■ **Provided material**

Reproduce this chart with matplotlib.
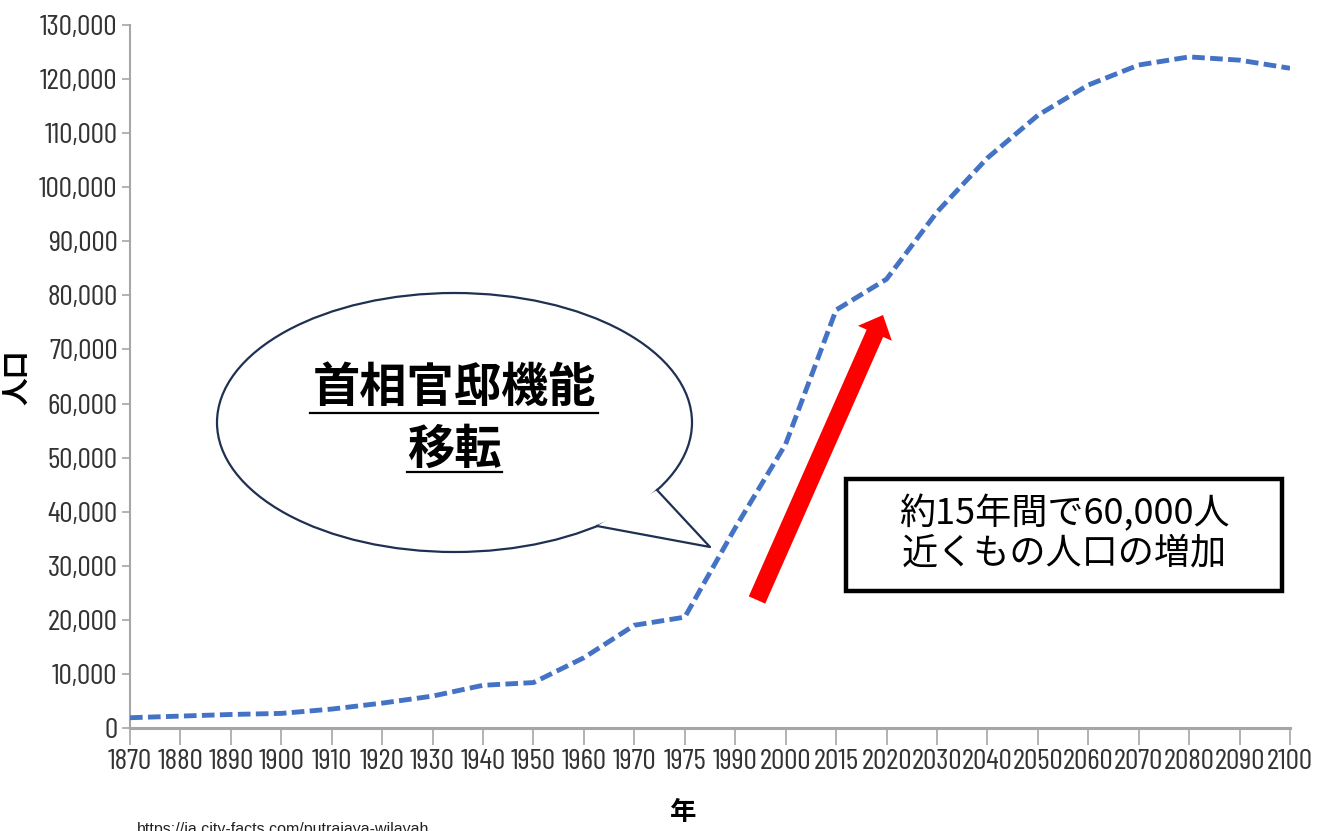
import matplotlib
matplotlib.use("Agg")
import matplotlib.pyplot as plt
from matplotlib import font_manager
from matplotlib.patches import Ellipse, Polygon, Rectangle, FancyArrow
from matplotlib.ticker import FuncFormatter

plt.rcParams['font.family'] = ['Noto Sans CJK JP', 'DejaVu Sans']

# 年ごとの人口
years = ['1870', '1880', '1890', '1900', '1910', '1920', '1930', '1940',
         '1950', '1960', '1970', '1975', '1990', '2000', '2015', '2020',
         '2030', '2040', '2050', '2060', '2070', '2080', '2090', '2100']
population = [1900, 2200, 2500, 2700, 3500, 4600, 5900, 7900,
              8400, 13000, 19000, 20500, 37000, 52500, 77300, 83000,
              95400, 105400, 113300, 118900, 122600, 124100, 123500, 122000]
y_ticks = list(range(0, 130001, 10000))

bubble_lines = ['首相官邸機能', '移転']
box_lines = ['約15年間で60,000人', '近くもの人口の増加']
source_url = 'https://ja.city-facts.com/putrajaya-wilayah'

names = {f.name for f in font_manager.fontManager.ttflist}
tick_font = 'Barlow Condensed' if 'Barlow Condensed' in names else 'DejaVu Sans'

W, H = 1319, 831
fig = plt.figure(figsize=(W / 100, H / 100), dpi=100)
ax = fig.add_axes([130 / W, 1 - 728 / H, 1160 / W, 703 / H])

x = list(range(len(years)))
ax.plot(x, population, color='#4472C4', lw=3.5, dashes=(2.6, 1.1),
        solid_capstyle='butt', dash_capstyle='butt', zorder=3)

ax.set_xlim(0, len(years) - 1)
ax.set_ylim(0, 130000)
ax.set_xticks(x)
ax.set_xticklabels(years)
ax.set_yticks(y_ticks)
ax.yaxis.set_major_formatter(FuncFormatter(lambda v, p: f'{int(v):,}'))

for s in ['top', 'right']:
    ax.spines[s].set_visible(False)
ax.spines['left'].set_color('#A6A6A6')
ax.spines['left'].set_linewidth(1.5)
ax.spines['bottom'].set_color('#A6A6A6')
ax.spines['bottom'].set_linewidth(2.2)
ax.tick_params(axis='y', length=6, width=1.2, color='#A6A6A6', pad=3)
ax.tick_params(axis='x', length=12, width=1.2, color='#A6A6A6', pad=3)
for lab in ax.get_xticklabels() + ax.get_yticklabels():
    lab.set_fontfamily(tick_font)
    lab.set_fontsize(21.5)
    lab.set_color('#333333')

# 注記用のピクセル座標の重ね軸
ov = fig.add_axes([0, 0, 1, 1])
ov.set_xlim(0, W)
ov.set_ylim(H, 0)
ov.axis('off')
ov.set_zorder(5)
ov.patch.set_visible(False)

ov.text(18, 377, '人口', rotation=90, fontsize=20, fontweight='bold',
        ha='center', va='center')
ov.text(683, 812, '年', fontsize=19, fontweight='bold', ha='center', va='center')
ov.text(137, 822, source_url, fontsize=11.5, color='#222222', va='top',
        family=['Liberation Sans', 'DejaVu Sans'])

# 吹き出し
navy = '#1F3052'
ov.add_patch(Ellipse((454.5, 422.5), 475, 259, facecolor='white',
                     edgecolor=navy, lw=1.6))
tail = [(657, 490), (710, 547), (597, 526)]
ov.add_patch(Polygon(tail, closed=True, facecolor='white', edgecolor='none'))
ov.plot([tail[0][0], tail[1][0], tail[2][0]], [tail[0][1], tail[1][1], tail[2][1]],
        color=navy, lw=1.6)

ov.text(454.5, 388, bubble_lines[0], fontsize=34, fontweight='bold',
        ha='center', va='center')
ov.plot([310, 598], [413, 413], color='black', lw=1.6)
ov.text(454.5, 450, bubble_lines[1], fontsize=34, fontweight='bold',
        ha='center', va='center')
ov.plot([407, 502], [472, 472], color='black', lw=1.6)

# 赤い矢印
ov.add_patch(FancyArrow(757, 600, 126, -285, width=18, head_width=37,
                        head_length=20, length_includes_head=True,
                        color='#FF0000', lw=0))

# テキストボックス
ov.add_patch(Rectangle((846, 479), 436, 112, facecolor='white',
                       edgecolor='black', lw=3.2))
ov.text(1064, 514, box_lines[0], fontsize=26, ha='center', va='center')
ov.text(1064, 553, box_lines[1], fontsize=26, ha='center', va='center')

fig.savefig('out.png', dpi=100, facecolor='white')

■ **Work required**
Reproduce all of the data exactly, omitting each picture it holds.

■ **Response to the exercise**
Reproduce this chart with matplotlib.
import matplotlib
matplotlib.use("Agg")
import matplotlib.pyplot as plt
from matplotlib import font_manager
from matplotlib.patches import Ellipse, Polygon, Rectangle, FancyArrow
from matplotlib.ticker import FuncFormatter

plt.rcParams['font.family'] = ['Noto Sans CJK JP', 'DejaVu Sans']

# 年ごとの人口
years = ['1870', '1880', '1890', '1900', '1910', '1920', '1930', '1940',
         '1950', '1960', '1970', '1975', '1990', '2000', '2015', '2020',
         '2030', '2040', '2050', '2060', '2070', '2080', '2090', '2100']
population = [1900, 2200, 2500, 2700, 3500, 4600, 5900, 7900,
              8400, 13000, 19000, 20500, 37000, 52500, 77300, 83000,
              95400, 105400, 113300, 118900, 122600, 124100, 123500, 122000]
y_ticks = list(range(0, 130001, 10000))

bubble_lines = ['首相官邸機能', '移転']
box_lines = ['約15年間で60,000人', '近くもの人口の増加']
source_url = 'https://ja.city-facts.com/putrajaya-wilayah'

names = {f.name for f in font_manager.fontManager.ttflist}
tick_font = 'Barlow Condensed' if 'Barlow Condensed' in names else 'DejaVu Sans'

W, H = 1319, 831
fig = plt.figure(figsize=(W / 100, H / 100), dpi=100)
ax = fig.add_axes([130 / W, 1 - 728 / H, 1160 / W, 703 / H])

x = list(range(len(years)))
ax.plot(x, population, color='#4472C4', lw=3.5, dashes=(2.6, 1.1),
        solid_capstyle='butt', dash_capstyle='butt', zorder=3)

ax.set_xlim(0, len(years) - 1)
ax.set_ylim(0, 130000)
ax.set_xticks(x)
ax.set_xticklabels(years)
ax.set_yticks(y_ticks)
ax.yaxis.set_major_formatter(FuncFormatter(lambda v, p: f'{int(v):,}'))

for s in ['top', 'right']:
    ax.spines[s].set_visible(False)
ax.spines['left'].set_color('#A6A6A6')
ax.spines['left'].set_linewidth(1.5)
ax.spines['bottom'].set_color('#A6A6A6')
ax.spines['bottom'].set_linewidth(2.2)
ax.tick_params(axis='y', length=6, width=1.2, color='#A6A6A6', pad=3)
ax.tick_params(axis='x', length=12, width=1.2, color='#A6A6A6', pad=3)
for lab in ax.get_xticklabels() + ax.get_yticklabels():
    lab.set_fontfamily(tick_font)
    lab.set_fontsize(21.5)
    lab.set_color('#333333')

# 注記用のピクセル座標の重ね軸
ov = fig.add_axes([0, 0, 1, 1])
ov.set_xlim(0, W)
ov.set_ylim(H, 0)
ov.axis('off')
ov.set_zorder(5)
ov.patch.set_visible(False)

ov.text(18, 377, '人口', rotation=90, fontsize=20, fontweight='bold',
        ha='center', va='center')
ov.text(683, 812, '年', fontsize=19, fontweight='bold', ha='center', va='center')
ov.text(137, 822, source_url, fontsize=11.5, color='#222222', va='top',
        family=['Liberation Sans', 'DejaVu Sans'])

# 吹き出し
navy = '#1F3052'
ov.add_patch(Ellipse((454.5, 422.5), 475, 259, facecolor='white',
                     edgecolor=navy, lw=1.6))
tail = [(657, 490), (710, 547), (597, 526)]
ov.add_patch(Polygon(tail, closed=True, facecolor='white', edgecolor='none'))
ov.plot([tail[0][0], tail[1][0], tail[2][0]], [tail[0][1], tail[1][1], tail[2][1]],
        color=navy, lw=1.6)

ov.text(454.5, 388, bubble_lines[0], fontsize=34, fontweight='bold',
        ha='center', va='center')
ov.plot([310, 598], [413, 413], color='black', lw=1.6)
ov.text(454.5, 450, bubble_lines[1], fontsize=34, fontweight='bold',
        ha='center', va='center')
ov.plot([407, 502], [472, 472], color='black', lw=1.6)

# 赤い矢印
ov.add_patch(FancyArrow(757, 600, 126, -285, width=18, head_width=37,
                        head_length=20, length_includes_head=True,
                        color='#FF0000', lw=0))

# テキストボックス
ov.add_patch(Rectangle((846, 479), 436, 112, facecolor='white',
                       edgecolor='black', lw=3.2))
ov.text(1064, 514, box_lines[0], fontsize=26, ha='center', va='center')
ov.text(1064, 553, box_lines[1], fontsize=26, ha='center', va='center')

fig.savefig('out.png', dpi=100, facecolor='white')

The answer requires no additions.